**DESCRIPTION OF THE TASK:**
Only a number is wanted: how many lines of the entries include the string "that"?

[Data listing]

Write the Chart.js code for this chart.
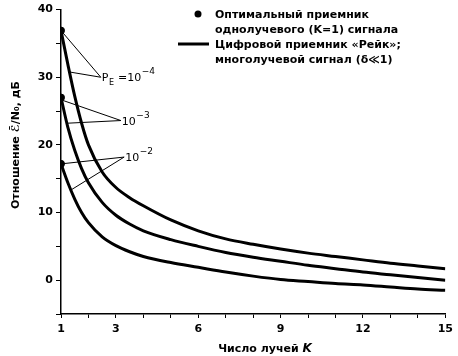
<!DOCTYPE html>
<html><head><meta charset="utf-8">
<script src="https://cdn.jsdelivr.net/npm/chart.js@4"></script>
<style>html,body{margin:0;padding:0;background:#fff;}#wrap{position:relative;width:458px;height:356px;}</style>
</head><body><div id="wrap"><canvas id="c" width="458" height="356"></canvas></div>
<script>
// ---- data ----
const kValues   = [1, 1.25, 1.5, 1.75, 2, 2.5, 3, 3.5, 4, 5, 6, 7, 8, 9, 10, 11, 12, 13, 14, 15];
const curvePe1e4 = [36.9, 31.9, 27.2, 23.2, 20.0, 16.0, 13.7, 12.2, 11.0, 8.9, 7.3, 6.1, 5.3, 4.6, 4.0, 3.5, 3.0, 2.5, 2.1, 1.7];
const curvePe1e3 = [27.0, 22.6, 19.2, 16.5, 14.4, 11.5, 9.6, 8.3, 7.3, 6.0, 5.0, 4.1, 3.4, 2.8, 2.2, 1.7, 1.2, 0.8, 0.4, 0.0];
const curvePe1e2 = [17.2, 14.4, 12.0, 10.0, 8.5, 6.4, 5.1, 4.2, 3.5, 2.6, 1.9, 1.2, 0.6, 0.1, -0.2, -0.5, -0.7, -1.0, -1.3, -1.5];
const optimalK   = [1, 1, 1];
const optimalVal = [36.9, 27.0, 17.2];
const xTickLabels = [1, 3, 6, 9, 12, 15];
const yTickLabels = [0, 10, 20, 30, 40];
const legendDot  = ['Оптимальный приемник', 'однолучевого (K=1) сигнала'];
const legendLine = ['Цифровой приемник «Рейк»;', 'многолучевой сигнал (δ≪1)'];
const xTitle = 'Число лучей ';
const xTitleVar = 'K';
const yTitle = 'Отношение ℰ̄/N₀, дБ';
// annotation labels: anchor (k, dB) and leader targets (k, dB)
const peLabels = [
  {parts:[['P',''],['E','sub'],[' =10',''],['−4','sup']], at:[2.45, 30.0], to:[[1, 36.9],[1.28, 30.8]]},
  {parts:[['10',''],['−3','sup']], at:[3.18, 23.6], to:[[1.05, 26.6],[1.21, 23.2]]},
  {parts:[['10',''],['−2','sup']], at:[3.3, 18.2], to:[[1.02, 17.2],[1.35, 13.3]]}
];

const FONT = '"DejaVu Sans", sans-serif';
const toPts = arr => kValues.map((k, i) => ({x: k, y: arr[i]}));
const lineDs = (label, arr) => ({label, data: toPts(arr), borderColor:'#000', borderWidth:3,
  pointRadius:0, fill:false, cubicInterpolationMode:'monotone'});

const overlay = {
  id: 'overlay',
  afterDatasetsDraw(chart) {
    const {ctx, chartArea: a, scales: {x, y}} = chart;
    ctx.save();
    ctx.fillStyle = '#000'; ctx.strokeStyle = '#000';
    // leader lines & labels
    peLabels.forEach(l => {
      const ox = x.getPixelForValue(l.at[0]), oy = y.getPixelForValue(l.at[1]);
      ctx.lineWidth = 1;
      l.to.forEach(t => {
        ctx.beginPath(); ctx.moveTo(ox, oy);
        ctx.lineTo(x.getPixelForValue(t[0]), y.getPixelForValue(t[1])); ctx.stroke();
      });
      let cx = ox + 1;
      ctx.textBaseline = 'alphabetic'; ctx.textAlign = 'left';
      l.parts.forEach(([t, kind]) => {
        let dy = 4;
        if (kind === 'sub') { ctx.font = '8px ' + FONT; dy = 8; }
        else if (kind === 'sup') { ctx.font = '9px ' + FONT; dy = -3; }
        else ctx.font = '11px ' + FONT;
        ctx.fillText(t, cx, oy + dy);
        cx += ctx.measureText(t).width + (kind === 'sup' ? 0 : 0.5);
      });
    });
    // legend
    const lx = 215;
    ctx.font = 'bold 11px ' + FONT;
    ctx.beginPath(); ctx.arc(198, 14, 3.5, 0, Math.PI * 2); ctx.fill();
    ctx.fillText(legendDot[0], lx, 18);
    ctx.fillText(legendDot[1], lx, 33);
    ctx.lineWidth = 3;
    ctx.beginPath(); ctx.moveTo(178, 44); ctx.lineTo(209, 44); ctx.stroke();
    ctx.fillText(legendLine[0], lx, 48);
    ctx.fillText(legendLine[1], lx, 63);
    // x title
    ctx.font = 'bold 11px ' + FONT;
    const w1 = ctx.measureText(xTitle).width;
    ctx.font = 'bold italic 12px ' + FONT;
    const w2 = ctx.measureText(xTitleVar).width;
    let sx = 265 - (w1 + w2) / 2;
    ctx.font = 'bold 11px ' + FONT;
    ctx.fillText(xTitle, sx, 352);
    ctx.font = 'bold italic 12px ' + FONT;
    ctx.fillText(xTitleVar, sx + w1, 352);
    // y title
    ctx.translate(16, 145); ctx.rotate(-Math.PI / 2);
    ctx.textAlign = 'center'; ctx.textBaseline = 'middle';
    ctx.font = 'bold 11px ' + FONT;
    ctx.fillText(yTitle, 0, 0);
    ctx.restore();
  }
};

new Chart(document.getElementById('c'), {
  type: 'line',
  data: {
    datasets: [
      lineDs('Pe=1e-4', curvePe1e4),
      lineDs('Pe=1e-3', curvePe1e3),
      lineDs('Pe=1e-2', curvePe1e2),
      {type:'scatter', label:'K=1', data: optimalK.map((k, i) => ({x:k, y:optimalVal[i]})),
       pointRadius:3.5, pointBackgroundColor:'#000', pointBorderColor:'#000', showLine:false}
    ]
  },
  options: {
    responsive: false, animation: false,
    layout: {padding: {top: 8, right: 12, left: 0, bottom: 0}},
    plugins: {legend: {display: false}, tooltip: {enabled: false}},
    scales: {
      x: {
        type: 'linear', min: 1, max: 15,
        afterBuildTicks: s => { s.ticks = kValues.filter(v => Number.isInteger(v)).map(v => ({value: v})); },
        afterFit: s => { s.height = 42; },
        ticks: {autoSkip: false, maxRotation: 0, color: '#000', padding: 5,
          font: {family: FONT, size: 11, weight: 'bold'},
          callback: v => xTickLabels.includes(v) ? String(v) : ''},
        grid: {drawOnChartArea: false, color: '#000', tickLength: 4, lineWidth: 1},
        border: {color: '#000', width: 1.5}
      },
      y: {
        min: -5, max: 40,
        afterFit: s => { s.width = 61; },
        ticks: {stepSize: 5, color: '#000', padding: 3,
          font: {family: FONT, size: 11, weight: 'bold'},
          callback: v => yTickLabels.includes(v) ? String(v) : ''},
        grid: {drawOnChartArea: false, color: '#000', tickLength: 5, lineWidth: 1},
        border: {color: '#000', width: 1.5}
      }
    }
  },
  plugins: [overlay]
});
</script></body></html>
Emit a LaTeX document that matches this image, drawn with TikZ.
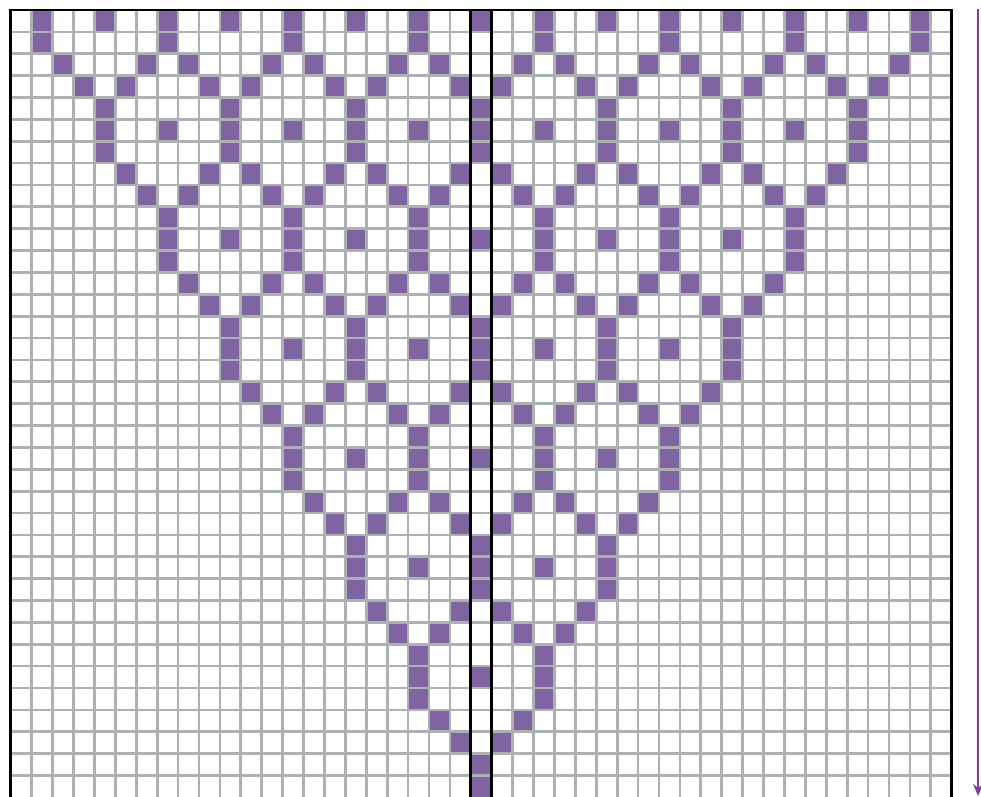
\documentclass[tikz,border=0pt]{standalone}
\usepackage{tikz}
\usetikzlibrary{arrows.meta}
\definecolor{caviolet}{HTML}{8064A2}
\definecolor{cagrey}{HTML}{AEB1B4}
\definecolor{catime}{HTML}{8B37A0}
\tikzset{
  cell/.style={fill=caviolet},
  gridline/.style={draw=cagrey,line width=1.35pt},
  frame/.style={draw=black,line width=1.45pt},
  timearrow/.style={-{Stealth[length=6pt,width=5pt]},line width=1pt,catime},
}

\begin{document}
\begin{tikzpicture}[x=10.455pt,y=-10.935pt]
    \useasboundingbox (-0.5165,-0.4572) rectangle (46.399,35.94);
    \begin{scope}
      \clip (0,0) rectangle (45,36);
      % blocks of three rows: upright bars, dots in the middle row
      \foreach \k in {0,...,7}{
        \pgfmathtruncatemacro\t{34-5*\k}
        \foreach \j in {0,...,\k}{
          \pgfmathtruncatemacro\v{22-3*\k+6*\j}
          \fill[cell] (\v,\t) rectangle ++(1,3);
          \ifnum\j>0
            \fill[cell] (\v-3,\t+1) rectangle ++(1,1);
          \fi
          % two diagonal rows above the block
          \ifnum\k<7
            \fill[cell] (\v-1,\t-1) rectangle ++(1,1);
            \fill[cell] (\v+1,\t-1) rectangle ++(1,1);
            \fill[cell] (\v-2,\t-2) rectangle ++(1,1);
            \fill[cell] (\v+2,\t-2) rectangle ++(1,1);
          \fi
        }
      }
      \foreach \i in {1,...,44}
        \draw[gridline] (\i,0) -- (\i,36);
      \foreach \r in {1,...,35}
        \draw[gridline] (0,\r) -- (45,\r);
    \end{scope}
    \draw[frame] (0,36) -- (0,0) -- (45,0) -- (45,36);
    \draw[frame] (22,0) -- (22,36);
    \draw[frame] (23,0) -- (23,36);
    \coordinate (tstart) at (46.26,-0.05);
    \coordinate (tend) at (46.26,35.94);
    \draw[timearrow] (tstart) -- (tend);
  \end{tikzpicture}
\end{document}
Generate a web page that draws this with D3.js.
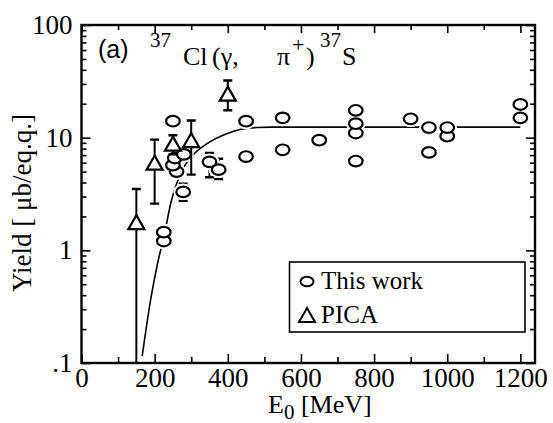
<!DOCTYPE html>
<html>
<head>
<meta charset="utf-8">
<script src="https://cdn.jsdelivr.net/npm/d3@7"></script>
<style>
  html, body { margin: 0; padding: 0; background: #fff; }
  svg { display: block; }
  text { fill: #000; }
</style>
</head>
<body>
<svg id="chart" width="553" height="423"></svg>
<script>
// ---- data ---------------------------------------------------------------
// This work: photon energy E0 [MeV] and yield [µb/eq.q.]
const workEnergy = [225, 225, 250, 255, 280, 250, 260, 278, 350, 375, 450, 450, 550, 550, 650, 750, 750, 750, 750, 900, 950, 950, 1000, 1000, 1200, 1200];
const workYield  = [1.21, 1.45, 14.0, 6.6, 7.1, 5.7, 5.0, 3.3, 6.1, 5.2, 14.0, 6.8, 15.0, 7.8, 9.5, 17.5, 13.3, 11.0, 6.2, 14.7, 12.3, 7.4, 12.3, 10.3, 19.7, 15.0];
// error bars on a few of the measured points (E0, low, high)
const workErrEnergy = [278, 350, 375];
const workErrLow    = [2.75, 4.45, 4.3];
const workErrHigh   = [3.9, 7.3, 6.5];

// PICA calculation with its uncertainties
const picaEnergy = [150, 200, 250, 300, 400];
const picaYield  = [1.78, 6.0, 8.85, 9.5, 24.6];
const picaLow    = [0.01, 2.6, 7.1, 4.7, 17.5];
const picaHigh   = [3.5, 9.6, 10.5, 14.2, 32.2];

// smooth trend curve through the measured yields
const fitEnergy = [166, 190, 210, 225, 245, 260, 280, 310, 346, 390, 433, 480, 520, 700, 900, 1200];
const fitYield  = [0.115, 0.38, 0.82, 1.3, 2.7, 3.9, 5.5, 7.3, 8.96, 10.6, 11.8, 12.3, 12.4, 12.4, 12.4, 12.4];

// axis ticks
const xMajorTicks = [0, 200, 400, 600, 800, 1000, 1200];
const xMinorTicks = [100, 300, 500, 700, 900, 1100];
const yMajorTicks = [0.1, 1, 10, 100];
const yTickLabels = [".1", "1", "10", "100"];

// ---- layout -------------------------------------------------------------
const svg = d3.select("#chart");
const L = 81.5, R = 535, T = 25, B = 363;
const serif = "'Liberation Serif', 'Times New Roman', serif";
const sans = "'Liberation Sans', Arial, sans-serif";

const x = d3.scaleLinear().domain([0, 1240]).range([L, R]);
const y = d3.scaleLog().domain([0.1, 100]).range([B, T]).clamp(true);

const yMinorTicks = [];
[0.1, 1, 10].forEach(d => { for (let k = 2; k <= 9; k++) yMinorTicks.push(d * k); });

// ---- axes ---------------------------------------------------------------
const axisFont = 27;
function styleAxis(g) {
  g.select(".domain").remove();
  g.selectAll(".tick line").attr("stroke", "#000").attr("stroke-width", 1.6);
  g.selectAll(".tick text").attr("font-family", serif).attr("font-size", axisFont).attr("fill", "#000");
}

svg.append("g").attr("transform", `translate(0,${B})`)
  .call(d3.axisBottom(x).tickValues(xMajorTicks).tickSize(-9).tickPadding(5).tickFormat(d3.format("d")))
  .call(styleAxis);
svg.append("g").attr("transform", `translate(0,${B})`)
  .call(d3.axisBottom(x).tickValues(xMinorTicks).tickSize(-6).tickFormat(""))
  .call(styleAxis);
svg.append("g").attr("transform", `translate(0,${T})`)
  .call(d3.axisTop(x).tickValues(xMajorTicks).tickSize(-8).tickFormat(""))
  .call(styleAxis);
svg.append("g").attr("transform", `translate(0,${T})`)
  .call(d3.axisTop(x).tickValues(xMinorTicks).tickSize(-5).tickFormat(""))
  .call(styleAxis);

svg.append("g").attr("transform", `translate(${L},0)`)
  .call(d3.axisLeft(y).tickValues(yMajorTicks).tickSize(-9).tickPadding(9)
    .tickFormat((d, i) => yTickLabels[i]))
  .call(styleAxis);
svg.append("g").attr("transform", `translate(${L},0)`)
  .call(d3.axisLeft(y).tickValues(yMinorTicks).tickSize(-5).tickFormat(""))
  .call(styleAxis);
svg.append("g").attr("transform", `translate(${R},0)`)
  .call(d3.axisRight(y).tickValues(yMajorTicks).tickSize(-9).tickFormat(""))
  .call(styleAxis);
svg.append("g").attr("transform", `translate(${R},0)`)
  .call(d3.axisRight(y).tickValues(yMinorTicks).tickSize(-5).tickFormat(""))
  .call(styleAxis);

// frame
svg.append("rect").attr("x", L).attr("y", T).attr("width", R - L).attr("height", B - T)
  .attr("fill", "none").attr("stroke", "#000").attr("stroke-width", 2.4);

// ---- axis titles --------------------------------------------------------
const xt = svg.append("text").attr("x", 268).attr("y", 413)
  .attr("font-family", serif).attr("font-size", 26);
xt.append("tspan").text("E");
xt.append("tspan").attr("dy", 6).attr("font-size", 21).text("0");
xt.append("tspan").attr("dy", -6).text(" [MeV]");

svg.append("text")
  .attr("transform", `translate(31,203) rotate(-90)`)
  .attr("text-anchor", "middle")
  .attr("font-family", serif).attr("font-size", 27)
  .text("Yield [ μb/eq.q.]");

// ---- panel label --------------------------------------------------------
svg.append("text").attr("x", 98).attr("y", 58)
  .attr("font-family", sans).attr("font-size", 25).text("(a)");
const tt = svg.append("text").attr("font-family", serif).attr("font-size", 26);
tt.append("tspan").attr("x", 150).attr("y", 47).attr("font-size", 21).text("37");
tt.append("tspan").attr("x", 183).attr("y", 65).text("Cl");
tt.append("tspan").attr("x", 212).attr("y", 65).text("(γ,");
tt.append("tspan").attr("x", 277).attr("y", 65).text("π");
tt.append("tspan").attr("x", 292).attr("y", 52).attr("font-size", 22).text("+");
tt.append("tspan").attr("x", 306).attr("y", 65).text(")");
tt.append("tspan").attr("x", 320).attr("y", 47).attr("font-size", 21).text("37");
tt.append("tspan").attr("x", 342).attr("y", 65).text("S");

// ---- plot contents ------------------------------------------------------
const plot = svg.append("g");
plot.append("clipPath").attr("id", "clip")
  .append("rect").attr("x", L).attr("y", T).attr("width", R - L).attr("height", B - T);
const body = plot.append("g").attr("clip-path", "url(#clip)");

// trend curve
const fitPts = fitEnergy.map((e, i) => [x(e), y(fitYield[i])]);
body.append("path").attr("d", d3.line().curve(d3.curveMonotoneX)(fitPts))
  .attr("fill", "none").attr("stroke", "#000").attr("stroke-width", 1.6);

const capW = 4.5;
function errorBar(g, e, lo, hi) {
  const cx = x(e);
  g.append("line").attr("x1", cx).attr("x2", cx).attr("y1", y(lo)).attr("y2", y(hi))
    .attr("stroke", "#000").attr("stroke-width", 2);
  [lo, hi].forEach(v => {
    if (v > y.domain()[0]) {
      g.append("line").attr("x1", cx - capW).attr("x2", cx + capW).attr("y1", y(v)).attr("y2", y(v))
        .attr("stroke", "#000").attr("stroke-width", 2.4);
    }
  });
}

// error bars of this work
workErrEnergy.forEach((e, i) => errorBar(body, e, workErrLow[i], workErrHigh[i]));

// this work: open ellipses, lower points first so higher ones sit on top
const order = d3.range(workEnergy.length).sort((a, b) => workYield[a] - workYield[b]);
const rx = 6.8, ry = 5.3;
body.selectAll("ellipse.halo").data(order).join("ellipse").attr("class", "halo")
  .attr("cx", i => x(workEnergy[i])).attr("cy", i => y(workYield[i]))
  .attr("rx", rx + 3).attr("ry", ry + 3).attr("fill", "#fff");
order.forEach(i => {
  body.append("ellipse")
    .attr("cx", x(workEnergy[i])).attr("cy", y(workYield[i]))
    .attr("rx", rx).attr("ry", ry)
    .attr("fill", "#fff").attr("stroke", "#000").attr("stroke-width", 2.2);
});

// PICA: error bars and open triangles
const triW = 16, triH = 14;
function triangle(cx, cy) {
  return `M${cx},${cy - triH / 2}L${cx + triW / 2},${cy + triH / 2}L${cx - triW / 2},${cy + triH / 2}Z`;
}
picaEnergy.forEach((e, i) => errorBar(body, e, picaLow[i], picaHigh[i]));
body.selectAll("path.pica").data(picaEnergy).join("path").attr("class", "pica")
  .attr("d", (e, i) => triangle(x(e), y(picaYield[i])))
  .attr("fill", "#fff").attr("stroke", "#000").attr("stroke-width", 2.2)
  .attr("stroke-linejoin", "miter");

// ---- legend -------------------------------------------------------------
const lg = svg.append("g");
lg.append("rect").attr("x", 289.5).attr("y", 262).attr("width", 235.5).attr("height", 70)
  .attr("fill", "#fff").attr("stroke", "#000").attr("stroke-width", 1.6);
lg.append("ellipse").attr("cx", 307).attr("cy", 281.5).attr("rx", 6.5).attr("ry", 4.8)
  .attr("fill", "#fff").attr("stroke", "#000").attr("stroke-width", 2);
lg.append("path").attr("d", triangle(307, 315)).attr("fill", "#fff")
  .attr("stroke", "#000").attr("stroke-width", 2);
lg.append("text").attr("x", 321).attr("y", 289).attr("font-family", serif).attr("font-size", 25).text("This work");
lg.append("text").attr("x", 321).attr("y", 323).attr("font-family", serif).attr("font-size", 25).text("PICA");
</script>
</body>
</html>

**WRITTEN RESPONSE:**
2